* OBJECTIVE: Repeat the listing that follows, character for character, minus the pictures.

* DATA EXCERPT:
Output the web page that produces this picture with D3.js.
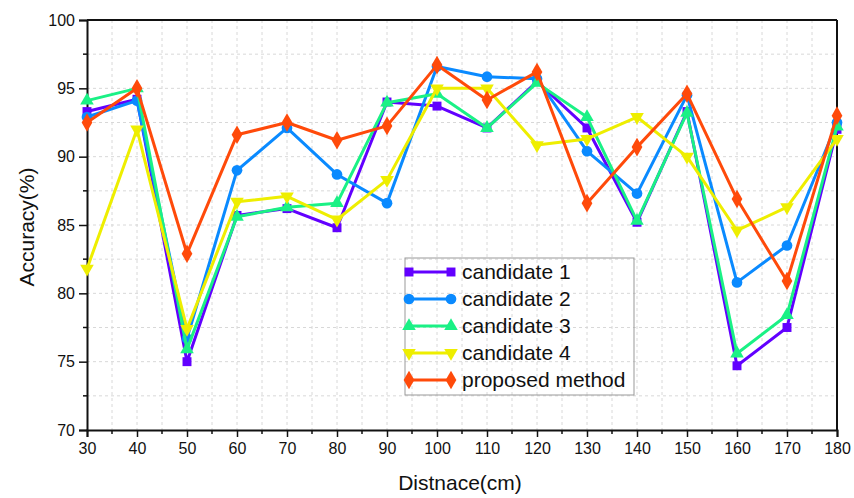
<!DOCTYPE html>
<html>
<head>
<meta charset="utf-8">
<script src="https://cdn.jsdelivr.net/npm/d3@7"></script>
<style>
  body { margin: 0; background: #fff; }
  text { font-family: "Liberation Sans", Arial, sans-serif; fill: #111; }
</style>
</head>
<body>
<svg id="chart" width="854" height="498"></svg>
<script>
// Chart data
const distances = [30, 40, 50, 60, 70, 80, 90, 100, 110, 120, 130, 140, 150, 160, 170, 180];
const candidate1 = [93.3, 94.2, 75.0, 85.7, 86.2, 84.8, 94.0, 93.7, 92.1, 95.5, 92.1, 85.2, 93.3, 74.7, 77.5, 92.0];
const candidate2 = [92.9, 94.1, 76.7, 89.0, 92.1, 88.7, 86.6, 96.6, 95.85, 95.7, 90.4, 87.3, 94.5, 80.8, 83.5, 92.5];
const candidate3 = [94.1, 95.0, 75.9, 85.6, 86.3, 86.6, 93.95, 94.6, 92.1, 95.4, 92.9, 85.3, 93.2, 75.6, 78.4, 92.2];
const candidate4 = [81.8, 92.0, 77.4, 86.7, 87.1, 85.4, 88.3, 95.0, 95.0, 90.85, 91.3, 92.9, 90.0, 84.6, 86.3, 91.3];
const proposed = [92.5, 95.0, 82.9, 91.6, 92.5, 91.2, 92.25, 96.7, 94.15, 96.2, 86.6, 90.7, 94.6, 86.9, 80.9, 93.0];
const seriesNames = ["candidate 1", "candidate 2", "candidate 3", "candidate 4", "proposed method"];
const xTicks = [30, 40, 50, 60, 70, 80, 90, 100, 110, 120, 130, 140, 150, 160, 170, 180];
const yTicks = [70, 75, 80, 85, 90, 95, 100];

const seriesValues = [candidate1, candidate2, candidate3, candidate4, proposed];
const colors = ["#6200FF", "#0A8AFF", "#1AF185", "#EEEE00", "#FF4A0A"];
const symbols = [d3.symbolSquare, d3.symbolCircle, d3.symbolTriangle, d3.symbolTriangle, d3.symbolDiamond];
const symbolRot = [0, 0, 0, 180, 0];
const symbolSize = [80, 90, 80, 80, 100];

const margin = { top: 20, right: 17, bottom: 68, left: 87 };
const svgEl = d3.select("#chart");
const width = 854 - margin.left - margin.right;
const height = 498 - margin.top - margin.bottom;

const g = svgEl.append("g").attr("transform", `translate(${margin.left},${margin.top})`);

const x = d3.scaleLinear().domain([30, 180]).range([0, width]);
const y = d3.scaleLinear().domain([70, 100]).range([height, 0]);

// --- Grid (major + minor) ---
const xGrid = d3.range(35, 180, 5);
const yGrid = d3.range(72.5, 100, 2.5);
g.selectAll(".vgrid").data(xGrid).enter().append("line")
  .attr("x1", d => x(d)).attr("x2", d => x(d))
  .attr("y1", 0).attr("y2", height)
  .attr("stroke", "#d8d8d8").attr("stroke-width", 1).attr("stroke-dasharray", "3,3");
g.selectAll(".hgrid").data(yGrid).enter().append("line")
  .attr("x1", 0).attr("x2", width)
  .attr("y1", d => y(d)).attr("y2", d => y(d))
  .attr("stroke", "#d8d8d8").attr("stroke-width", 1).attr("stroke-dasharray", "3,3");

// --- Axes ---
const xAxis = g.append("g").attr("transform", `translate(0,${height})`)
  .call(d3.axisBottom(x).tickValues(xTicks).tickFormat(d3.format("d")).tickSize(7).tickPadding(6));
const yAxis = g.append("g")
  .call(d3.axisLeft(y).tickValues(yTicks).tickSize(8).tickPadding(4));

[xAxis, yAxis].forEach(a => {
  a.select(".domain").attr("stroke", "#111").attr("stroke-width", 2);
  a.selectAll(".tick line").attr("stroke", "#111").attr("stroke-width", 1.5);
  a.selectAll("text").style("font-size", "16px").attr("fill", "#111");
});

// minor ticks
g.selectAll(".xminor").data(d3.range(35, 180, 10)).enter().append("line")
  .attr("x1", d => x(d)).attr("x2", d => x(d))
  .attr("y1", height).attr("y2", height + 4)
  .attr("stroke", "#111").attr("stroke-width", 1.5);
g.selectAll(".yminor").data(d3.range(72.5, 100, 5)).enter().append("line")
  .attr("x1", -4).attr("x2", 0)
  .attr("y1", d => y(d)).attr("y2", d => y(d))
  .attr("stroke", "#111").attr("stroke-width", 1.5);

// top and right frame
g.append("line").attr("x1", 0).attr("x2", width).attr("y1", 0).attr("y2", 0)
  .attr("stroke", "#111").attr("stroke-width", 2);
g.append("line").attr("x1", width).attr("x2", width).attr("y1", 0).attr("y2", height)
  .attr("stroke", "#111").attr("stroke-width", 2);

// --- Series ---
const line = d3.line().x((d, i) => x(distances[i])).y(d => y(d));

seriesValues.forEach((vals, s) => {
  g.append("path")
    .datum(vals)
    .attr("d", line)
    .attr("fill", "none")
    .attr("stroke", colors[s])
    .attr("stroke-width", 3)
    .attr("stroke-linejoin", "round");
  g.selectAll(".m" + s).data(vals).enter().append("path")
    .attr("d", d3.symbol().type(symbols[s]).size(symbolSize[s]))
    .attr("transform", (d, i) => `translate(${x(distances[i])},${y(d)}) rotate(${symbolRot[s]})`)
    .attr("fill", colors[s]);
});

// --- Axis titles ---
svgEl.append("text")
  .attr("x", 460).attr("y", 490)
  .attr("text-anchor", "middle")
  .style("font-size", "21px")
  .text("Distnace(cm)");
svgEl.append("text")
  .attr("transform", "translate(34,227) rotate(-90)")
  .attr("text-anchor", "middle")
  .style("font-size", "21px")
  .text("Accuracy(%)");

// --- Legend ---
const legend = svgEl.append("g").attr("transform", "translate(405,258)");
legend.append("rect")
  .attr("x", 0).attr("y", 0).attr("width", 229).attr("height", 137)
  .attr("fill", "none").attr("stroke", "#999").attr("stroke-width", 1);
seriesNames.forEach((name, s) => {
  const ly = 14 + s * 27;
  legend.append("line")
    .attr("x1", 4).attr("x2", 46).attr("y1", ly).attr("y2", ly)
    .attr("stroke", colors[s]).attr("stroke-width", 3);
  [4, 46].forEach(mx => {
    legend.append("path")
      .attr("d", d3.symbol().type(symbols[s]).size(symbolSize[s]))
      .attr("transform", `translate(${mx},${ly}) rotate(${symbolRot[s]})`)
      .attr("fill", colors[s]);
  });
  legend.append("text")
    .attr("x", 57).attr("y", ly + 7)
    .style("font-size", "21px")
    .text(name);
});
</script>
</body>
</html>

* FINAL RESULT:
Output the web page that produces this picture with D3.js.
<!DOCTYPE html>
<html>
<head>
<meta charset="utf-8">
<script src="https://cdn.jsdelivr.net/npm/d3@7"></script>
<style>
  body { margin: 0; background: #fff; }
  text { font-family: "Liberation Sans", Arial, sans-serif; fill: #111; }
</style>
</head>
<body>
<svg id="chart" width="854" height="498"></svg>
<script>
// Chart data
const distances = [30, 40, 50, 60, 70, 80, 90, 100, 110, 120, 130, 140, 150, 160, 170, 180];
const candidate1 = [93.3, 94.2, 75.0, 85.7, 86.2, 84.8, 94.0, 93.7, 92.1, 95.5, 92.1, 85.2, 93.3, 74.7, 77.5, 92.0];
const candidate2 = [92.9, 94.1, 76.7, 89.0, 92.1, 88.7, 86.6, 96.6, 95.85, 95.7, 90.4, 87.3, 94.5, 80.8, 83.5, 92.5];
const candidate3 = [94.1, 95.0, 75.9, 85.6, 86.3, 86.6, 93.95, 94.6, 92.1, 95.4, 92.9, 85.3, 93.2, 75.6, 78.4, 92.2];
const candidate4 = [81.8, 92.0, 77.4, 86.7, 87.1, 85.4, 88.3, 95.0, 95.0, 90.85, 91.3, 92.9, 90.0, 84.6, 86.3, 91.3];
const proposed = [92.5, 95.0, 82.9, 91.6, 92.5, 91.2, 92.25, 96.7, 94.15, 96.2, 86.6, 90.7, 94.6, 86.9, 80.9, 93.0];
const seriesNames = ["candidate 1", "candidate 2", "candidate 3", "candidate 4", "proposed method"];
const xTicks = [30, 40, 50, 60, 70, 80, 90, 100, 110, 120, 130, 140, 150, 160, 170, 180];
const yTicks = [70, 75, 80, 85, 90, 95, 100];

const seriesValues = [candidate1, candidate2, candidate3, candidate4, proposed];
const colors = ["#6200FF", "#0A8AFF", "#1AF185", "#EEEE00", "#FF4A0A"];
const symbols = [d3.symbolSquare, d3.symbolCircle, d3.symbolTriangle, d3.symbolTriangle, d3.symbolDiamond];
const symbolRot = [0, 0, 0, 180, 0];
const symbolSize = [80, 90, 80, 80, 100];

const margin = { top: 20, right: 17, bottom: 68, left: 87 };
const svgEl = d3.select("#chart");
const width = 854 - margin.left - margin.right;
const height = 498 - margin.top - margin.bottom;

const g = svgEl.append("g").attr("transform", `translate(${margin.left},${margin.top})`);

const x = d3.scaleLinear().domain([30, 180]).range([0, width]);
const y = d3.scaleLinear().domain([70, 100]).range([height, 0]);

// --- Grid (major + minor) ---
const xGrid = d3.range(35, 180, 5);
const yGrid = d3.range(72.5, 100, 2.5);
g.selectAll(".vgrid").data(xGrid).enter().append("line")
  .attr("x1", d => x(d)).attr("x2", d => x(d))
  .attr("y1", 0).attr("y2", height)
  .attr("stroke", "#d8d8d8").attr("stroke-width", 1).attr("stroke-dasharray", "3,3");
g.selectAll(".hgrid").data(yGrid).enter().append("line")
  .attr("x1", 0).attr("x2", width)
  .attr("y1", d => y(d)).attr("y2", d => y(d))
  .attr("stroke", "#d8d8d8").attr("stroke-width", 1).attr("stroke-dasharray", "3,3");

// --- Axes ---
const xAxis = g.append("g").attr("transform", `translate(0,${height})`)
  .call(d3.axisBottom(x).tickValues(xTicks).tickFormat(d3.format("d")).tickSize(7).tickPadding(6));
const yAxis = g.append("g")
  .call(d3.axisLeft(y).tickValues(yTicks).tickSize(8).tickPadding(4));

[xAxis, yAxis].forEach(a => {
  a.select(".domain").attr("stroke", "#111").attr("stroke-width", 2);
  a.selectAll(".tick line").attr("stroke", "#111").attr("stroke-width", 1.5);
  a.selectAll("text").style("font-size", "16px").attr("fill", "#111");
});

// minor ticks
g.selectAll(".xminor").data(d3.range(35, 180, 10)).enter().append("line")
  .attr("x1", d => x(d)).attr("x2", d => x(d))
  .attr("y1", height).attr("y2", height + 4)
  .attr("stroke", "#111").attr("stroke-width", 1.5);
g.selectAll(".yminor").data(d3.range(72.5, 100, 5)).enter().append("line")
  .attr("x1", -4).attr("x2", 0)
  .attr("y1", d => y(d)).attr("y2", d => y(d))
  .attr("stroke", "#111").attr("stroke-width", 1.5);

// top and right frame
g.append("line").attr("x1", 0).attr("x2", width).attr("y1", 0).attr("y2", 0)
  .attr("stroke", "#111").attr("stroke-width", 2);
g.append("line").attr("x1", width).attr("x2", width).attr("y1", 0).attr("y2", height)
  .attr("stroke", "#111").attr("stroke-width", 2);

// --- Series ---
const line = d3.line().x((d, i) => x(distances[i])).y(d => y(d));

seriesValues.forEach((vals, s) => {
  g.append("path")
    .datum(vals)
    .attr("d", line)
    .attr("fill", "none")
    .attr("stroke", colors[s])
    .attr("stroke-width", 3)
    .attr("stroke-linejoin", "round");
  g.selectAll(".m" + s).data(vals).enter().append("path")
    .attr("d", d3.symbol().type(symbols[s]).size(symbolSize[s]))
    .attr("transform", (d, i) => `translate(${x(distances[i])},${y(d)}) rotate(${symbolRot[s]})`)
    .attr("fill", colors[s]);
});

// --- Axis titles ---
svgEl.append("text")
  .attr("x", 460).attr("y", 490)
  .attr("text-anchor", "middle")
  .style("font-size", "21px")
  .text("Distnace(cm)");
svgEl.append("text")
  .attr("transform", "translate(34,227) rotate(-90)")
  .attr("text-anchor", "middle")
  .style("font-size", "21px")
  .text("Accuracy(%)");

// --- Legend ---
const legend = svgEl.append("g").attr("transform", "translate(405,258)");
legend.append("rect")
  .attr("x", 0).attr("y", 0).attr("width", 229).attr("height", 137)
  .attr("fill", "none").attr("stroke", "#999").attr("stroke-width", 1);
seriesNames.forEach((name, s) => {
  const ly = 14 + s * 27;
  legend.append("line")
    .attr("x1", 4).attr("x2", 46).attr("y1", ly).attr("y2", ly)
    .attr("stroke", colors[s]).attr("stroke-width", 3);
  [4, 46].forEach(mx => {
    legend.append("path")
      .attr("d", d3.symbol().type(symbols[s]).size(symbolSize[s]))
      .attr("transform", `translate(${mx},${ly}) rotate(${symbolRot[s]})`)
      .attr("fill", colors[s]);
  });
  legend.append("text")
    .attr("x", 57).attr("y", ly + 7)
    .style("font-size", "21px")
    .text(name);
});
</script>
</body>
</html>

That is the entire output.